** START OF Data provided **

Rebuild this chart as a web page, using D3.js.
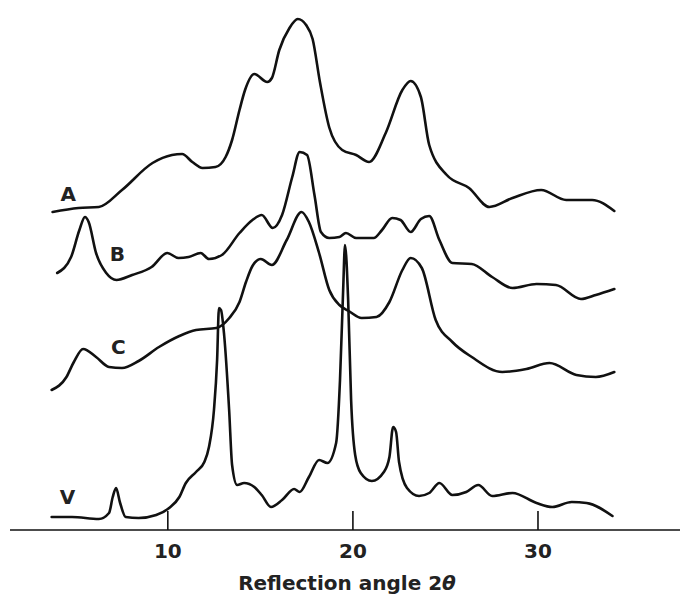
<!DOCTYPE html>
<html>
  <head>
    <meta charset="utf-8">
    <script src="https://d3js.org/d3.v7.min.js"></script>
    <style>
      body {
          margin: 0;
          background: #fff;
          font-family: "DejaVu Sans", "Liberation Sans", Arial, sans-serif;
          color: #222;
      }
      .trace {
        fill: none;
        stroke: #111;
        stroke-width: 2.6px;
        stroke-linejoin: round;
        stroke-linecap: round;
      }
      .axis path, .axis line {
        stroke: #111;
        stroke-width: 1.6px;
      }
      .axis text {
        font-family: "DejaVu Sans", "Liberation Sans", Arial, sans-serif;
        font-size: 20px;
        font-weight: bold;
        fill: #222;
      }
      .label {
          font-size: 20px;
          font-weight: bold;
          fill: #222;
          text-anchor: middle;
      }
    </style>
  </head>
  <body>
    <svg width="680" height="599"></svg>
    <script>

    // 2theta (deg), intensity (a.u., curves stacked with offsets as in the figure)
    var seriesA = [
      [3.8,63.6],[5.2,64.4],[6.3,64.6],[7.55,68],[9.2,73.4],[10.25,75],[10.8,75.2],[11.35,73.6],
      [11.9,72.4],[12.6,72.6],[13.15,74.6],[13.5,78],[13.9,84],[14.2,88],[14.7,91.2],[15.4,89.6],
      [15.65,90.4],[16.05,96],[16.6,100.4],[17.05,102.2],[17.5,101],[17.85,98.2],[18.25,89.5],
      [18.75,80.5],[19.45,76],[20.2,75],[20.9,73.6],[21.8,79.4],[22.7,88],[23.15,89.8],[23.7,86.6],
      [24.15,77],[25.1,71],[26.3,68.4],[27.4,64.6],[28.65,66.4],[30.2,68],[31.55,66],[32.95,66],
      [34.15,63.8]
    ];
    var seriesB = [
      [4.05,51.4],[4.8,54.6],[5.25,60],[5.55,62.6],[5.75,61.6],[6.15,55.4],[6.7,51.4],[7.25,50],
      [8.1,51],[9.15,52.6],[10,55.4],[10.6,54.4],[11.15,54.6],[11.8,55.4],[12.25,54.2],[12.95,55],
      [13.9,59.4],[14.6,62],[15.1,63],[15.7,60.4],[16.2,63],[16.75,70.6],[17.15,75.6],[17.55,75],
      [17.95,67],[18.3,59.6],[18.75,58.4],[19.3,58.6],[19.65,59.4],[20.2,58.4],[21.15,58.4],[21.6,60],
      [22.15,62.4],[22.6,62],[23.15,59.6],[23.7,62.2],[24.15,62.8],[24.7,58],[25.4,53.4],[26.45,53.2],
      [27.55,50.6],[28.65,48.4],[29.95,49.2],[31,49],[32.35,46.2],[33.15,47],[34.15,48.2]
    ];
    var seriesC = [
      [3.75,28],[4.55,30.6],[4.95,33.6],[5.45,36.2],[6.15,34.6],[6.85,32.6],[7.55,32.4],[8.45,33.8],
      [9.55,36.6],[10.65,38.8],[11.55,40],[12.65,40.4],[13.35,42.4],[13.9,45.6],[14.25,49.6],
      [14.6,52.8],[15.05,54.2],[15.65,53],[16.45,58],[17.25,63.6],[17.65,61.6],[18.2,55.4],[18.75,48],
      [19.3,45],[19.8,43.8],[20.5,42.4],[21.3,42.6],[22,45.6],[22.7,52],[23.15,54.4],[23.75,52.4],
      [24.5,42],[25.4,37.6],[26.45,34.6],[28.1,31.6],[29.4,32.2],[30.65,33.4],[32.1,31],[33.15,30.6],
      [34.15,31.6]
    ];
    var seriesV = [
      [3.75,2.6],[4.85,2.6],[6.3,2.2],[6.85,3.4],[7.05,6.6],[7.23,8.4],[7.45,5.4],[7.75,2.6],
      [8.45,2.4],[9.4,3],[10.1,4.4],[10.65,6.6],[11,9.4],[11.55,11.6],[12,13.6],[12.25,16.6],
      [12.52,24],[12.69,34],[12.79,44.4],[12.9,44],[13.07,39],[13.34,24],[13.5,13],[13.77,9],
      [14.15,9.4],[14.7,8.6],[15.1,7],[15.6,4.6],[16.2,6],[16.85,8.2],[17.15,7.6],[17.65,10.6],
      [18.2,14],[18.65,13.4],[19.12,17.4],[19.33,30],[19.5,48],[19.6,57],[19.77,46],[19.93,26],
      [20.15,15],[20.45,11.4],[21.05,9.8],[21.7,11.6],[22,14.6],[22.2,20.6],[22.36,19.6],[22.52,13.6],
      [22.95,8.4],[23.6,6.8],[24.15,7.4],[24.7,9.4],[25.4,7],[26.15,7.6],[26.8,9],[27.55,6.8],
      [28.65,7.4],[29.95,5.4],[30.8,4.6],[31.85,5.6],[32.65,5.4],[34.05,2.8]
    ];
    var seriesNames = ["A", "B", "C", "V"];
    var labelAt = [[4.65,67.3],[7.3,55.3],[7.35,36.6],[4.6,6.6]];
    var xTicks = [10, 20, 30];

    var svg = d3.select("svg");

    var x = d3.scaleLinear().domain([1.5, 37.7]).range([10, 680]),
        y = d3.scaleLinear().domain([0, 106]).range([530, 0]);

    var line = d3.line()
                 .curve(d3.curveMonotoneX)
                 .x(function(d) { return x(d[0]); })
                 .y(function(d) { return y(d[1]); });

    var traces = [seriesA, seriesB, seriesC, seriesV];

    svg.selectAll(".trace")
       .data(traces)
       .enter().append("path")
       .attr("class", "trace")
       .attr("d", line);

    svg.selectAll(".label")
       .data(seriesNames)
       .enter().append("text")
       .attr("class", "label")
       .attr("x", function(d, i) { return x(labelAt[i][0]); })
       .attr("y", function(d, i) { return y(labelAt[i][1]); })
       .attr("dy", "0.36em")
       .text(function(d) { return d; });

    var ax = svg.append("g")
        .attr("class", "axis")
        .attr("transform", "translate(0," + y(0) + ")")
        .call(d3.axisBottom(x).tickValues(xTicks).tickSizeInner(-19).tickSizeOuter(0).tickPadding(14));
    ax.select(".domain").attr("d", "M" + x.range()[0] + ",0H" + x.range()[1]);

    var title = svg.append("text")
        .attr("x", 347)
        .attr("y", 590)
        .attr("text-anchor", "middle")
        .style("font-size", "20px")
        .style("font-weight", "bold")
        .style("fill", "#222");
    title.append("tspan").text("Reflection angle 2");
    title.append("tspan").style("font-style", "italic").text("θ");

    </script>
  </body>
</html>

** END OF Data provided **

## Instructions for the task
Retype the whole listing, keeping every line identical and omitting all pictures.

## Exercise solution
Rebuild this chart as a web page, using D3.js.
<!DOCTYPE html>
<html>
  <head>
    <meta charset="utf-8">
    <script src="https://d3js.org/d3.v7.min.js"></script>
    <style>
      body {
          margin: 0;
          background: #fff;
          font-family: "DejaVu Sans", "Liberation Sans", Arial, sans-serif;
          color: #222;
      }
      .trace {
        fill: none;
        stroke: #111;
        stroke-width: 2.6px;
        stroke-linejoin: round;
        stroke-linecap: round;
      }
      .axis path, .axis line {
        stroke: #111;
        stroke-width: 1.6px;
      }
      .axis text {
        font-family: "DejaVu Sans", "Liberation Sans", Arial, sans-serif;
        font-size: 20px;
        font-weight: bold;
        fill: #222;
      }
      .label {
          font-size: 20px;
          font-weight: bold;
          fill: #222;
          text-anchor: middle;
      }
    </style>
  </head>
  <body>
    <svg width="680" height="599"></svg>
    <script>

    // 2theta (deg), intensity (a.u., curves stacked with offsets as in the figure)
    var seriesA = [
      [3.8,63.6],[5.2,64.4],[6.3,64.6],[7.55,68],[9.2,73.4],[10.25,75],[10.8,75.2],[11.35,73.6],
      [11.9,72.4],[12.6,72.6],[13.15,74.6],[13.5,78],[13.9,84],[14.2,88],[14.7,91.2],[15.4,89.6],
      [15.65,90.4],[16.05,96],[16.6,100.4],[17.05,102.2],[17.5,101],[17.85,98.2],[18.25,89.5],
      [18.75,80.5],[19.45,76],[20.2,75],[20.9,73.6],[21.8,79.4],[22.7,88],[23.15,89.8],[23.7,86.6],
      [24.15,77],[25.1,71],[26.3,68.4],[27.4,64.6],[28.65,66.4],[30.2,68],[31.55,66],[32.95,66],
      [34.15,63.8]
    ];
    var seriesB = [
      [4.05,51.4],[4.8,54.6],[5.25,60],[5.55,62.6],[5.75,61.6],[6.15,55.4],[6.7,51.4],[7.25,50],
      [8.1,51],[9.15,52.6],[10,55.4],[10.6,54.4],[11.15,54.6],[11.8,55.4],[12.25,54.2],[12.95,55],
      [13.9,59.4],[14.6,62],[15.1,63],[15.7,60.4],[16.2,63],[16.75,70.6],[17.15,75.6],[17.55,75],
      [17.95,67],[18.3,59.6],[18.75,58.4],[19.3,58.6],[19.65,59.4],[20.2,58.4],[21.15,58.4],[21.6,60],
      [22.15,62.4],[22.6,62],[23.15,59.6],[23.7,62.2],[24.15,62.8],[24.7,58],[25.4,53.4],[26.45,53.2],
      [27.55,50.6],[28.65,48.4],[29.95,49.2],[31,49],[32.35,46.2],[33.15,47],[34.15,48.2]
    ];
    var seriesC = [
      [3.75,28],[4.55,30.6],[4.95,33.6],[5.45,36.2],[6.15,34.6],[6.85,32.6],[7.55,32.4],[8.45,33.8],
      [9.55,36.6],[10.65,38.8],[11.55,40],[12.65,40.4],[13.35,42.4],[13.9,45.6],[14.25,49.6],
      [14.6,52.8],[15.05,54.2],[15.65,53],[16.45,58],[17.25,63.6],[17.65,61.6],[18.2,55.4],[18.75,48],
      [19.3,45],[19.8,43.8],[20.5,42.4],[21.3,42.6],[22,45.6],[22.7,52],[23.15,54.4],[23.75,52.4],
      [24.5,42],[25.4,37.6],[26.45,34.6],[28.1,31.6],[29.4,32.2],[30.65,33.4],[32.1,31],[33.15,30.6],
      [34.15,31.6]
    ];
    var seriesV = [
      [3.75,2.6],[4.85,2.6],[6.3,2.2],[6.85,3.4],[7.05,6.6],[7.23,8.4],[7.45,5.4],[7.75,2.6],
      [8.45,2.4],[9.4,3],[10.1,4.4],[10.65,6.6],[11,9.4],[11.55,11.6],[12,13.6],[12.25,16.6],
      [12.52,24],[12.69,34],[12.79,44.4],[12.9,44],[13.07,39],[13.34,24],[13.5,13],[13.77,9],
      [14.15,9.4],[14.7,8.6],[15.1,7],[15.6,4.6],[16.2,6],[16.85,8.2],[17.15,7.6],[17.65,10.6],
      [18.2,14],[18.65,13.4],[19.12,17.4],[19.33,30],[19.5,48],[19.6,57],[19.77,46],[19.93,26],
      [20.15,15],[20.45,11.4],[21.05,9.8],[21.7,11.6],[22,14.6],[22.2,20.6],[22.36,19.6],[22.52,13.6],
      [22.95,8.4],[23.6,6.8],[24.15,7.4],[24.7,9.4],[25.4,7],[26.15,7.6],[26.8,9],[27.55,6.8],
      [28.65,7.4],[29.95,5.4],[30.8,4.6],[31.85,5.6],[32.65,5.4],[34.05,2.8]
    ];
    var seriesNames = ["A", "B", "C", "V"];
    var labelAt = [[4.65,67.3],[7.3,55.3],[7.35,36.6],[4.6,6.6]];
    var xTicks = [10, 20, 30];

    var svg = d3.select("svg");

    var x = d3.scaleLinear().domain([1.5, 37.7]).range([10, 680]),
        y = d3.scaleLinear().domain([0, 106]).range([530, 0]);

    var line = d3.line()
                 .curve(d3.curveMonotoneX)
                 .x(function(d) { return x(d[0]); })
                 .y(function(d) { return y(d[1]); });

    var traces = [seriesA, seriesB, seriesC, seriesV];

    svg.selectAll(".trace")
       .data(traces)
       .enter().append("path")
       .attr("class", "trace")
       .attr("d", line);

    svg.selectAll(".label")
       .data(seriesNames)
       .enter().append("text")
       .attr("class", "label")
       .attr("x", function(d, i) { return x(labelAt[i][0]); })
       .attr("y", function(d, i) { return y(labelAt[i][1]); })
       .attr("dy", "0.36em")
       .text(function(d) { return d; });

    var ax = svg.append("g")
        .attr("class", "axis")
        .attr("transform", "translate(0," + y(0) + ")")
        .call(d3.axisBottom(x).tickValues(xTicks).tickSizeInner(-19).tickSizeOuter(0).tickPadding(14));
    ax.select(".domain").attr("d", "M" + x.range()[0] + ",0H" + x.range()[1]);

    var title = svg.append("text")
        .attr("x", 347)
        .attr("y", 590)
        .attr("text-anchor", "middle")
        .style("font-size", "20px")
        .style("font-weight", "bold")
        .style("fill", "#222");
    title.append("tspan").text("Reflection angle 2");
    title.append("tspan").style("font-style", "italic").text("θ");

    </script>
  </body>
</html>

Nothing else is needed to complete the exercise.